— START —

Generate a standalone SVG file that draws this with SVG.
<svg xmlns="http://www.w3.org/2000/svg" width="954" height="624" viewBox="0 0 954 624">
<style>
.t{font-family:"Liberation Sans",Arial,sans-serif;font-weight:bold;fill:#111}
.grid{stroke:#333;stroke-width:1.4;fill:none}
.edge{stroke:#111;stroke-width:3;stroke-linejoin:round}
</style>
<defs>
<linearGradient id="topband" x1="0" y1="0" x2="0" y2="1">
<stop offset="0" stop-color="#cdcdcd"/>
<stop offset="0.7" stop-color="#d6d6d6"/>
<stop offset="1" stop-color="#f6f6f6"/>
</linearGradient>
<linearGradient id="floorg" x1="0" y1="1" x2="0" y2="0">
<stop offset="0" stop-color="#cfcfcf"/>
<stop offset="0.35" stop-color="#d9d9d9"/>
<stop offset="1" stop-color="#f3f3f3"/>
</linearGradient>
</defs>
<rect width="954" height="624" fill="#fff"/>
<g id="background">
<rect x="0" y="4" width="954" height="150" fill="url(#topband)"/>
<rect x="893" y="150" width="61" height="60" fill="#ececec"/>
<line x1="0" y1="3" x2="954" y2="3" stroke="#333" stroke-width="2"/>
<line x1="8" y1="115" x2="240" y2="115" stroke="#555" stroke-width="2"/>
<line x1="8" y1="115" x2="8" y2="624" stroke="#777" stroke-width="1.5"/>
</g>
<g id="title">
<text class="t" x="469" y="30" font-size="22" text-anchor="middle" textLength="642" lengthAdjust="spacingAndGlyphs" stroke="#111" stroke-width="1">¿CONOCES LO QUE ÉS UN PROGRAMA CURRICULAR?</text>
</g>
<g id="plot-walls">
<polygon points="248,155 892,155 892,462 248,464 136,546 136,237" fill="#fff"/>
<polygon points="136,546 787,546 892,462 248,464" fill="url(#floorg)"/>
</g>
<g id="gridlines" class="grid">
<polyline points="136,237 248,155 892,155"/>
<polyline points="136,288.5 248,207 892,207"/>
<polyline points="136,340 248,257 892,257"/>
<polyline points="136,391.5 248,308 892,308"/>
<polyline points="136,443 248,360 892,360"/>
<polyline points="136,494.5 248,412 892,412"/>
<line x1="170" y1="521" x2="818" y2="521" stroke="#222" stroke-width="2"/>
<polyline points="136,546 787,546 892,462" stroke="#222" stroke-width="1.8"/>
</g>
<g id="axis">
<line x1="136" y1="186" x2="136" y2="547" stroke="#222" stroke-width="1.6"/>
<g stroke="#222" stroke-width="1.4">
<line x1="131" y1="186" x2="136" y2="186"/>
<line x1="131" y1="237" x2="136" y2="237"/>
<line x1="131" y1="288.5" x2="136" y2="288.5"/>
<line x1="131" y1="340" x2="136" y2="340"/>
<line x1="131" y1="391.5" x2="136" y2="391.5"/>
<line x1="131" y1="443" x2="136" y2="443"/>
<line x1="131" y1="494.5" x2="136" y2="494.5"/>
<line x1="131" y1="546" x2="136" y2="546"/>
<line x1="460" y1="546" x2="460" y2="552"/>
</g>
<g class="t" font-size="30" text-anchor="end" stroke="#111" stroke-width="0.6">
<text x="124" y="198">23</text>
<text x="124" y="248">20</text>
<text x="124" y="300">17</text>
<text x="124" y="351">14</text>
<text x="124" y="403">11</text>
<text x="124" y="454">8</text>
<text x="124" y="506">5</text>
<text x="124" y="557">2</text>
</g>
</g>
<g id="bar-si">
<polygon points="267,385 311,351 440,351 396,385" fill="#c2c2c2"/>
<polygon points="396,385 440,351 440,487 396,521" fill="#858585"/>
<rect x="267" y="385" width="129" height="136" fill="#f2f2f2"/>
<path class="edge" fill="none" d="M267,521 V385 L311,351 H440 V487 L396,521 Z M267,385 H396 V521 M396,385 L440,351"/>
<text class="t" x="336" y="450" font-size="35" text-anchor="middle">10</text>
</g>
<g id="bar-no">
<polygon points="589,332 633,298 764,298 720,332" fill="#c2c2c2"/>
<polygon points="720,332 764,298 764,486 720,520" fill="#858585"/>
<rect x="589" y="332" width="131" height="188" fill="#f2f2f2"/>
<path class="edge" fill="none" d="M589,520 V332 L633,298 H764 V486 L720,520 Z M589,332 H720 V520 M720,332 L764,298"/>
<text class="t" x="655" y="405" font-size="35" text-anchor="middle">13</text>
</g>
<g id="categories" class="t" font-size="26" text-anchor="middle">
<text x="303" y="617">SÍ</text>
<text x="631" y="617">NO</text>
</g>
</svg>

— END —
— START —

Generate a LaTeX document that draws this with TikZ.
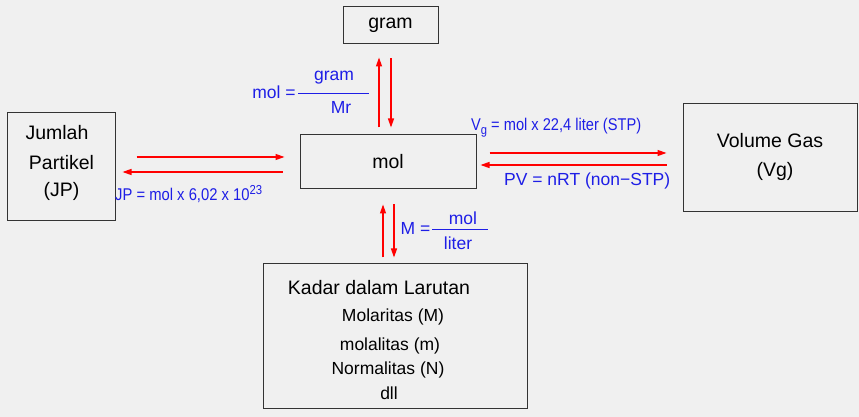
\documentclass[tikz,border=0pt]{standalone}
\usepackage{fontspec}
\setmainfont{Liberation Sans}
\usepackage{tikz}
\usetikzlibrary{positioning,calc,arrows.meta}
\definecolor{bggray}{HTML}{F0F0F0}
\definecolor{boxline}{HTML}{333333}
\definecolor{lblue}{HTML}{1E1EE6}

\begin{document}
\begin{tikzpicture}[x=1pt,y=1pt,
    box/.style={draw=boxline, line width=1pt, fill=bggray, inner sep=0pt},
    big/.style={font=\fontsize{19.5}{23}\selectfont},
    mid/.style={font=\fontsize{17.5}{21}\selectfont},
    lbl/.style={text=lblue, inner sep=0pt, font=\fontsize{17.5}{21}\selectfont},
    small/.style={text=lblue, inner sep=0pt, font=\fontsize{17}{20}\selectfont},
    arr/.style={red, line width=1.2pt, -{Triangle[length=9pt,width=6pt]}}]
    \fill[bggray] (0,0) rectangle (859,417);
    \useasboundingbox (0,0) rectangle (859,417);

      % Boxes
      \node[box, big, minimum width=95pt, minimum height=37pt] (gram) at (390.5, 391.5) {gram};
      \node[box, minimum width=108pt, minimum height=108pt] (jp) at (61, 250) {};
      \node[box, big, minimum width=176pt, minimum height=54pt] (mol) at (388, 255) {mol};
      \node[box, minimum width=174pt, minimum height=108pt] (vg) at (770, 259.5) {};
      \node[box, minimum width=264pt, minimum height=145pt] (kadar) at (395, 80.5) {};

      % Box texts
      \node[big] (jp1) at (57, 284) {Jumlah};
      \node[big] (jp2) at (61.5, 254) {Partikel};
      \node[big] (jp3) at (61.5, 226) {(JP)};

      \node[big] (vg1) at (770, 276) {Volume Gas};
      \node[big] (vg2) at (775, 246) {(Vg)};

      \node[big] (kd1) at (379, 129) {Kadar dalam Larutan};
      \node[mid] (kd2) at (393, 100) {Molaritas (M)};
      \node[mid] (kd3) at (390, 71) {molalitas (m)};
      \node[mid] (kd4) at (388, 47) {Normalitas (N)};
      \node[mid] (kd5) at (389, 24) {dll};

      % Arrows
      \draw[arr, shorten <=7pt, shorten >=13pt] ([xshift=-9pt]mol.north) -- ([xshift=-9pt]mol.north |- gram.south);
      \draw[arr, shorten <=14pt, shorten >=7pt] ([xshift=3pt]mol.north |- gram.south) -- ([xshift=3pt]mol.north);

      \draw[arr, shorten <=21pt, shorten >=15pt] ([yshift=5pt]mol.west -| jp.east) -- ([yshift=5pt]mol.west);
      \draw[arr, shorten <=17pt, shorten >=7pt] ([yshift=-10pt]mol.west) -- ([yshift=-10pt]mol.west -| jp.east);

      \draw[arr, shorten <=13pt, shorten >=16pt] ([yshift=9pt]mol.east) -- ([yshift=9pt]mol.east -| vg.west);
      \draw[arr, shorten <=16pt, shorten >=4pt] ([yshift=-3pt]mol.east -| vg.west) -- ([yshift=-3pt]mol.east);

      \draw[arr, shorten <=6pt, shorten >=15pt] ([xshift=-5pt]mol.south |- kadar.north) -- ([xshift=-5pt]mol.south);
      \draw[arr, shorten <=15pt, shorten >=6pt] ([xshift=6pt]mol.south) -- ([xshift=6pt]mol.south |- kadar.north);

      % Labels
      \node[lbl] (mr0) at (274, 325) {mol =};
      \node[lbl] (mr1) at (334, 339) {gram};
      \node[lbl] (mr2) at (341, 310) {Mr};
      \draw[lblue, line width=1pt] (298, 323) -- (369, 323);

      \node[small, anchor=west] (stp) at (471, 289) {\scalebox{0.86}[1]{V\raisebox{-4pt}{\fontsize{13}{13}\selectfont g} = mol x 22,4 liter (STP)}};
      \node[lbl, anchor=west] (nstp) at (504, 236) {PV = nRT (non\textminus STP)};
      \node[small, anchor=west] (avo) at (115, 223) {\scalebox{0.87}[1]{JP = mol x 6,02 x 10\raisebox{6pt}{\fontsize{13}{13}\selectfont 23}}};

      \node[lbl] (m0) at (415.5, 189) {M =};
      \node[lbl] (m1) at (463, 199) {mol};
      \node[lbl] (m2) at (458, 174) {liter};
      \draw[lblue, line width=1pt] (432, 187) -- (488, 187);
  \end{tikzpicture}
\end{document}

— END —

== What needs to be done ==
Search the data above for lines holding "standalone" and copy each of them.

== Task output ==
Generate a standalone SVG file that draws this with SVG.
\documentclass[tikz,border=0pt]{standalone}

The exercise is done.